THE PROBLEM: Copy the lines of the data below exactly, starting at the first and stopping after the line that contains "35.2, 38.6, 42.5];"; include no pictures.

-- -- --

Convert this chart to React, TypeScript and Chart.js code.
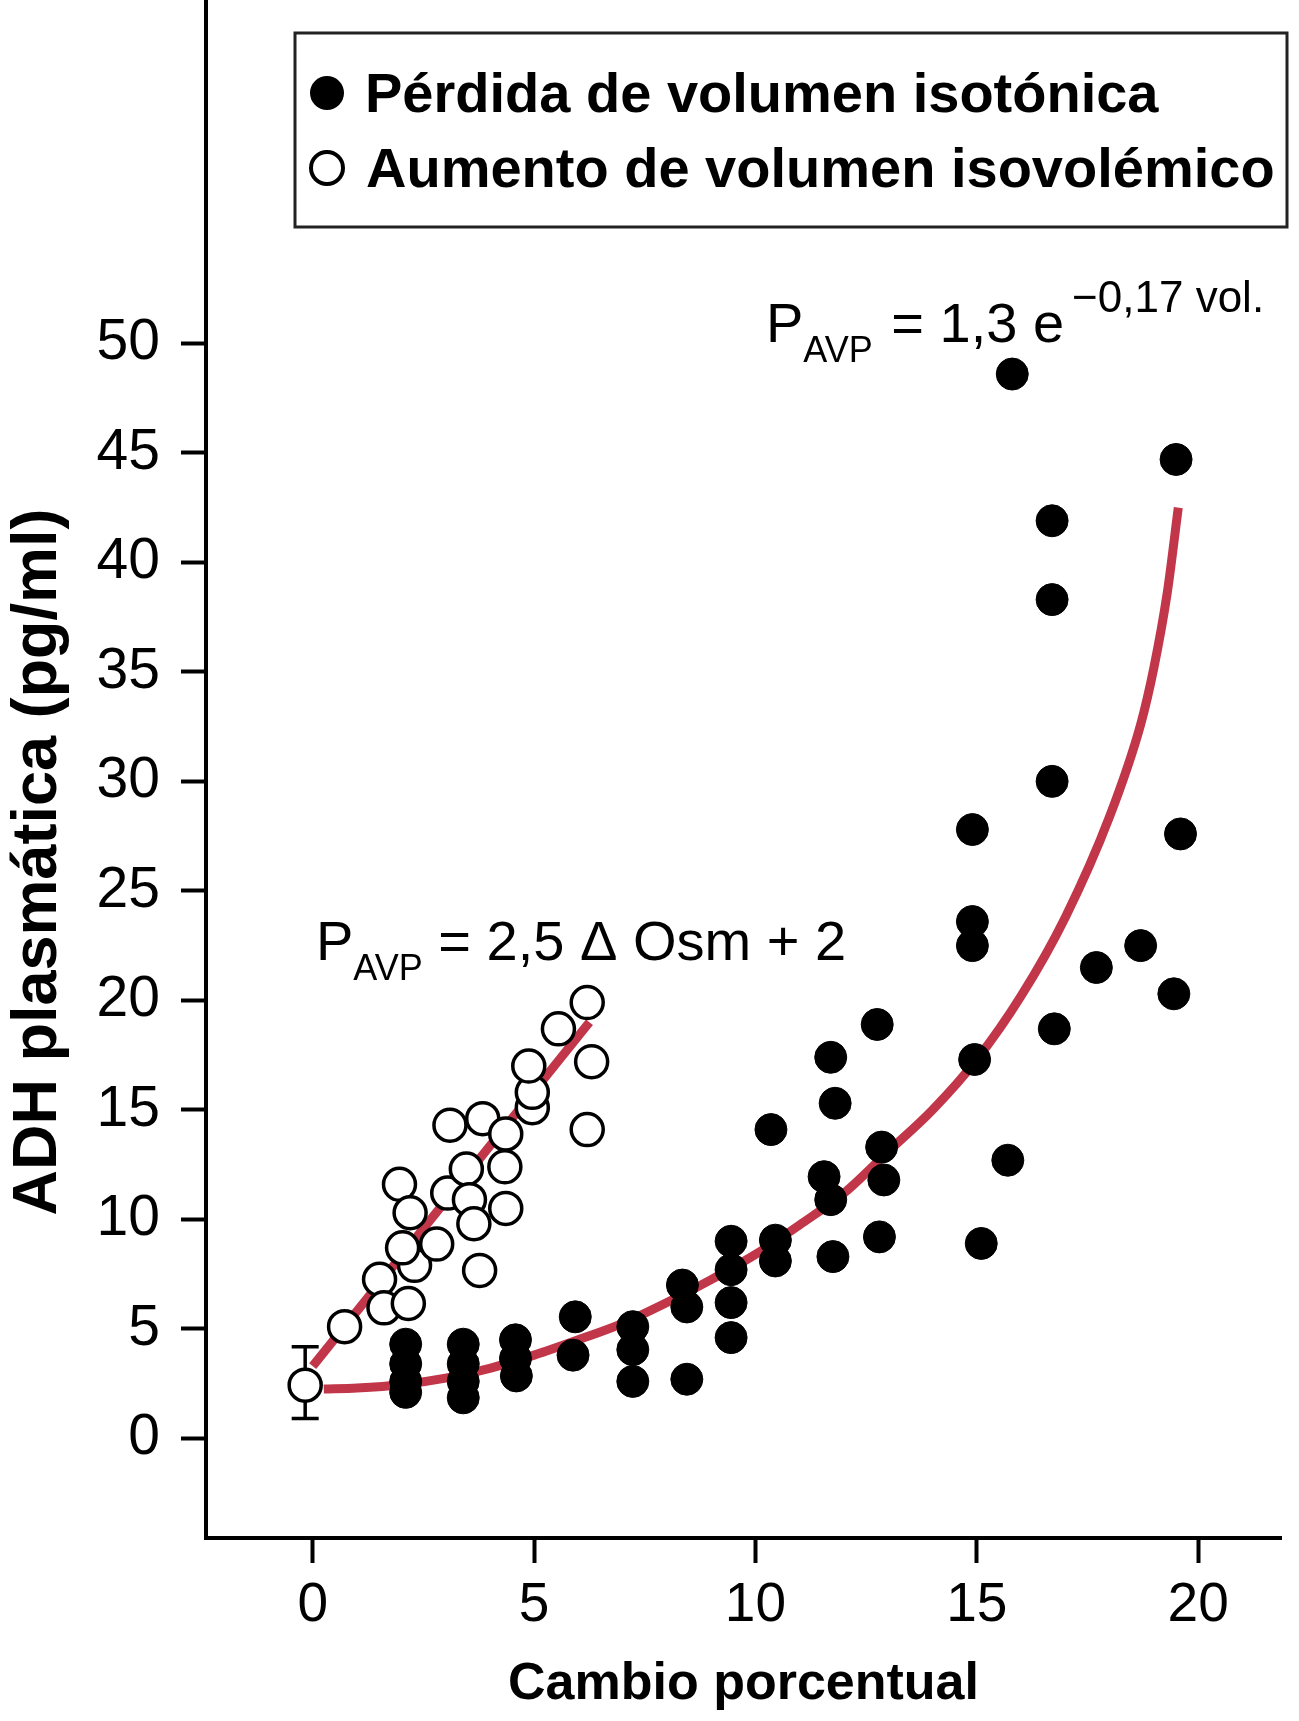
import React, { useEffect, useRef } from "react";
import { Chart, registerables } from "chart.js";

Chart.register(...registerables);

const FONT = "'Liberation Sans', Arial, Helvetica, sans-serif";

// Pérdida de volumen isotónica (filled circles)
const isotonicX = [
  2.1, 2.1, 2.1, 2.1,
  3.4, 3.4, 3.4, 3.4,
  4.58, 4.58, 4.6,
  5.93, 5.88,
  7.23, 7.23, 7.23,
  8.45, 8.35, 8.45,
  9.45, 9.45, 9.45, 9.45,
  10.45, 10.45, 10.35,
  11.7, 11.8, 11.55, 11.7, 11.75,
  12.75, 12.85, 12.9, 12.8,
  14.9, 14.9, 14.9, 14.95, 15.1, 15.7, 15.8,
  16.7, 16.7, 16.7, 16.75,
  17.7, 18.7, 19.45, 19.5, 19.6,
];
const isotonicY = [
  4.3, 3.4, 2.6, 2.1,
  4.3, 3.4, 2.6, 1.85,
  4.5, 3.65, 2.85,
  5.55, 3.8,
  5.1, 4.05, 2.6,
  2.7, 7.0, 6.0,
  9.0, 7.7, 6.2, 4.6,
  9.05, 8.1, 14.1,
  17.4, 15.3, 11.95, 10.9, 8.3,
  18.9, 13.3, 11.8, 9.2,
  27.8, 23.6, 22.5, 17.3, 8.9, 12.7, 48.6,
  41.9, 38.3, 30.0, 18.7,
  21.5, 22.5, 20.3, 44.7, 27.6,
];

// Aumento de volumen isovolémico (open circles)
const isovolemicX = [
  0.72, 1.51, 1.61, 2.16, 2.3, 2.03, 1.96, 2.2, 2.8, 3.05, 3.1, 3.47, 3.54,
  3.64, 3.77, 3.84, 4.36, 4.34, 4.36, 4.96, 4.96, 4.88, 5.55, 6.2, 6.3, 6.2,
];
const isovolemicY = [
  5.1, 7.26, 5.96, 6.16, 7.9, 8.7, 11.6, 10.3, 8.87, 11.2, 14.3, 12.3, 10.9,
  9.8, 7.67, 14.6, 13.9, 12.4, 10.5, 15.1, 15.8, 17.0, 18.7, 19.9, 17.2, 14.1,
];

// Baseline point with error bar
const baselineX = [-0.17];
const baselineY = [2.43];
const baselineLow = [0.91];
const baselineHigh = [4.18];

// Exponential fit curve
const expFitX = [0.25, 1, 2, 3, 4, 5, 6, 7, 8, 9, 10, 11, 12, 13, 14, 15, 16, 17, 18, 18.7, 19.0, 19.3, 19.55];
const expFitY = [2.25, 2.3, 2.45, 2.75, 3.2, 3.8, 4.5, 5.25, 6.2, 7.25, 8.4, 9.75, 11.2, 13.1, 15.0, 17.3, 20.2, 23.8, 28.4, 32.6, 35.2, 38.6, 42.5];

// Linear fit line
const linFitX = [0, 6.25];
const linFitY = [3.3, 19.0];

const xTickValues = [0, 5, 10, 15, 20];
const yTickValues = [0, 5, 10, 15, 20, 25, 30, 35, 40, 45, 50];

const legendLabels = ["Pérdida de volumen isotónica", "Aumento de volumen isovolémico"];
const xTitle = "Cambio porcentual";
const yTitle = "ADH plasmática (pg/ml)";
const eq1 = ["P", "AVP", " = 1,3 e", "\u22120,17 vol."];
const eq2 = ["P", "AVP", " = 2,5 \u0394 Osm + 2"];

const RED = "#c2364a";

const toPoints = (xs: number[], ys: number[]) => xs.map((x, i) => ({ x, y: ys[i] }));

type Run = { text: string; size: number; dy: number; gap?: number };
function drawRuns(ctx: CanvasRenderingContext2D, runs: Run[], x: number, baseline: number) {
  let cx = x;
  for (const r of runs) {
    cx += r.gap || 0;
    ctx.font = `${r.size}px ${FONT}`;
    ctx.fillText(r.text, cx, baseline + r.dy);
    cx += ctx.measureText(r.text).width;
  }
}

const annotationPlugin = {
  id: "annotations",
  beforeDatasetsDraw(chart: any) {
    const { ctx, scales } = chart;
    const x = scales.x;
    const y = scales.y;
    ctx.save();
    ctx.strokeStyle = "#000";
    ctx.lineWidth = 3.5;
    baselineX.forEach((bx, i) => {
      const px = x.getPixelForValue(bx);
      const top = y.getPixelForValue(baselineHigh[i]);
      const bot = y.getPixelForValue(baselineLow[i]);
      ctx.beginPath();
      ctx.moveTo(px, top);
      ctx.lineTo(px, bot);
      ctx.moveTo(px - 13.5, top);
      ctx.lineTo(px + 13.5, top);
      ctx.moveTo(px - 13.5, bot);
      ctx.lineTo(px + 13.5, bot);
      ctx.stroke();
    });
    ctx.restore();
  },
  afterDraw(chart: any) {
    const ctx: CanvasRenderingContext2D = chart.ctx;
    ctx.save();
    // legend box
    ctx.lineWidth = 3;
    ctx.strokeStyle = "#222";
    ctx.strokeRect(295, 33, 992, 194);
    // markers
    ctx.fillStyle = "#000";
    ctx.beginPath();
    ctx.arc(327, 93, 17, 0, Math.PI * 2);
    ctx.fill();
    ctx.beginPath();
    ctx.arc(327, 168, 16, 0, Math.PI * 2);
    ctx.fillStyle = "#fff";
    ctx.fill();
    ctx.lineWidth = 4;
    ctx.strokeStyle = "#000";
    ctx.stroke();
    // legend text
    ctx.fillStyle = "#000";
    ctx.textAlign = "left";
    ctx.textBaseline = "alphabetic";
    ctx.font = `bold 56px ${FONT}`;
    ctx.fillText(legendLabels[0], 365, 112);
    ctx.fillText(legendLabels[1], 366, 187);

    // equations
    drawRuns(
      ctx,
      [
        { text: eq1[0], size: 56, dy: 0 },
        { text: eq1[1], size: 36, dy: 20 },
        { text: eq1[2], size: 56, dy: 0, gap: 3 },
        { text: eq1[3], size: 44, dy: -30, gap: 8 },
      ],
      766,
      342
    );
    drawRuns(
      ctx,
      [
        { text: eq2[0], size: 56, dy: 0 },
        { text: eq2[1], size: 36, dy: 20 },
        { text: eq2[2], size: 56, dy: 0 },
      ],
      316,
      960
    );

    // y axis title
    ctx.translate(56, 862);
    ctx.rotate(-Math.PI / 2);
    ctx.textAlign = "center";
    ctx.font = `bold 63px ${FONT}`;
    ctx.fillText(yTitle, 0, 0);
    ctx.restore();
  },
};

export default function App() {
  const canvasRef = useRef<HTMLCanvasElement | null>(null);

  useEffect(() => {
    if (!canvasRef.current) return;
    const chart = new Chart(canvasRef.current, {
      type: "scatter",
      data: {
        datasets: [
          {
            label: legendLabels[0],
            data: toPoints(isotonicX, isotonicY),
            pointRadius: 16,
            pointBackgroundColor: "#000",
            pointBorderColor: "#000",
            pointBorderWidth: 1,
            showLine: false,
            order: 1,
          },
          {
            label: legendLabels[1],
            data: toPoints(isovolemicX, isovolemicY),
            pointRadius: 16,
            pointBackgroundColor: "#fff",
            pointBorderColor: "#000",
            pointBorderWidth: 3.5,
            showLine: false,
            order: 0,
          },
          {
            label: "Basal",
            data: toPoints(baselineX, baselineY),
            pointRadius: 16,
            pointBackgroundColor: "#fff",
            pointBorderColor: "#000",
            pointBorderWidth: 3.5,
            showLine: false,
            order: 0,
          },
          {
            label: "Ajuste exponencial",
            data: toPoints(expFitX, expFitY),
            showLine: true,
            pointRadius: 0,
            borderColor: RED,
            borderWidth: 9,
            cubicInterpolationMode: "monotone",
            order: 5,
          } as any,
          {
            label: "Ajuste lineal",
            data: toPoints(linFitX, linFitY),
            showLine: true,
            pointRadius: 0,
            borderColor: RED,
            borderWidth: 9,
            order: 5,
          },
        ],
      },
      options: {
        animation: false,
        responsive: false,
        maintainAspectRatio: false,
        layout: { autoPadding: false, padding: { left: 0, right: 18, top: 0, bottom: 0 } },
        plugins: {
          legend: { display: false },
          tooltip: { enabled: false },
        },
        scales: {
          x: {
            type: "linear",
            min: -2.41,
            max: 21.87,
            afterFit: (scale: any) => {
              scale.height = 183;
              scale.paddingLeft = 0;
              scale.paddingRight = 0;
              scale.paddingTop = 0;
              scale.paddingBottom = 0;
            },
            afterBuildTicks: (scale: any) => {
              scale.ticks = xTickValues.map((v) => ({ value: v }));
            },
            grid: {
              display: true,
              drawOnChartArea: false,
              drawTicks: true,
              tickLength: 25,
              tickWidth: 4,
              tickColor: "#000",
            },
            border: { display: true, color: "#000", width: 4 },
            ticks: {
              color: "#000",
              padding: 10,
              font: { family: FONT, size: 55 },
              maxRotation: 0,
              autoSkip: false,
            },
            title: {
              display: true,
              text: xTitle,
              color: "#000",
              font: { family: FONT, size: 52, weight: "bold" },
              padding: { top: 0, bottom: 5 },
            },
          },
          y: {
            type: "linear",
            min: -4.55,
            max: 65.68,
            afterFit: (scale: any) => {
              scale.width = 206;
              scale.paddingLeft = 0;
              scale.paddingRight = 0;
              scale.paddingTop = 0;
              scale.paddingBottom = 0;
            },
            afterBuildTicks: (scale: any) => {
              scale.ticks = yTickValues.map((v) => ({ value: v }));
            },
            grid: {
              display: true,
              drawOnChartArea: false,
              drawTicks: true,
              tickLength: 25,
              tickWidth: 4,
              tickColor: "#000",
            },
            border: { display: true, color: "#000", width: 4 },
            ticks: {
              color: "#000",
              padding: 21,
              font: { family: FONT, size: 57 },
              autoSkip: false,
            },
            title: { display: false, text: yTitle },
          },
        },
      } as any,
      plugins: [annotationPlugin],
    });
    return () => chart.destroy();
  }, []);

  return (
    <div
      style={{
        position: "absolute",
        left: 0,
        top: 0,
        width: 1299,
        height: 1721,
        background: "#fff",
      }}
    >
      <canvas ref={canvasRef} width={1299} height={1721} style={{ display: "block" }} />
    </div>
  );
}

-- -- --

EXERCISE ANSWER:
Convert this chart to React, TypeScript and Chart.js code.
import React, { useEffect, useRef } from "react";
import { Chart, registerables } from "chart.js";

Chart.register(...registerables);

const FONT = "'Liberation Sans', Arial, Helvetica, sans-serif";

// Pérdida de volumen isotónica (filled circles)
const isotonicX = [
  2.1, 2.1, 2.1, 2.1,
  3.4, 3.4, 3.4, 3.4,
  4.58, 4.58, 4.6,
  5.93, 5.88,
  7.23, 7.23, 7.23,
  8.45, 8.35, 8.45,
  9.45, 9.45, 9.45, 9.45,
  10.45, 10.45, 10.35,
  11.7, 11.8, 11.55, 11.7, 11.75,
  12.75, 12.85, 12.9, 12.8,
  14.9, 14.9, 14.9, 14.95, 15.1, 15.7, 15.8,
  16.7, 16.7, 16.7, 16.75,
  17.7, 18.7, 19.45, 19.5, 19.6,
];
const isotonicY = [
  4.3, 3.4, 2.6, 2.1,
  4.3, 3.4, 2.6, 1.85,
  4.5, 3.65, 2.85,
  5.55, 3.8,
  5.1, 4.05, 2.6,
  2.7, 7.0, 6.0,
  9.0, 7.7, 6.2, 4.6,
  9.05, 8.1, 14.1,
  17.4, 15.3, 11.95, 10.9, 8.3,
  18.9, 13.3, 11.8, 9.2,
  27.8, 23.6, 22.5, 17.3, 8.9, 12.7, 48.6,
  41.9, 38.3, 30.0, 18.7,
  21.5, 22.5, 20.3, 44.7, 27.6,
];

// Aumento de volumen isovolémico (open circles)
const isovolemicX = [
  0.72, 1.51, 1.61, 2.16, 2.3, 2.03, 1.96, 2.2, 2.8, 3.05, 3.1, 3.47, 3.54,
  3.64, 3.77, 3.84, 4.36, 4.34, 4.36, 4.96, 4.96, 4.88, 5.55, 6.2, 6.3, 6.2,
];
const isovolemicY = [
  5.1, 7.26, 5.96, 6.16, 7.9, 8.7, 11.6, 10.3, 8.87, 11.2, 14.3, 12.3, 10.9,
  9.8, 7.67, 14.6, 13.9, 12.4, 10.5, 15.1, 15.8, 17.0, 18.7, 19.9, 17.2, 14.1,
];

// Baseline point with error bar
const baselineX = [-0.17];
const baselineY = [2.43];
const baselineLow = [0.91];
const baselineHigh = [4.18];

// Exponential fit curve
const expFitX = [0.25, 1, 2, 3, 4, 5, 6, 7, 8, 9, 10, 11, 12, 13, 14, 15, 16, 17, 18, 18.7, 19.0, 19.3, 19.55];
const expFitY = [2.25, 2.3, 2.45, 2.75, 3.2, 3.8, 4.5, 5.25, 6.2, 7.25, 8.4, 9.75, 11.2, 13.1, 15.0, 17.3, 20.2, 23.8, 28.4, 32.6, 35.2, 38.6, 42.5];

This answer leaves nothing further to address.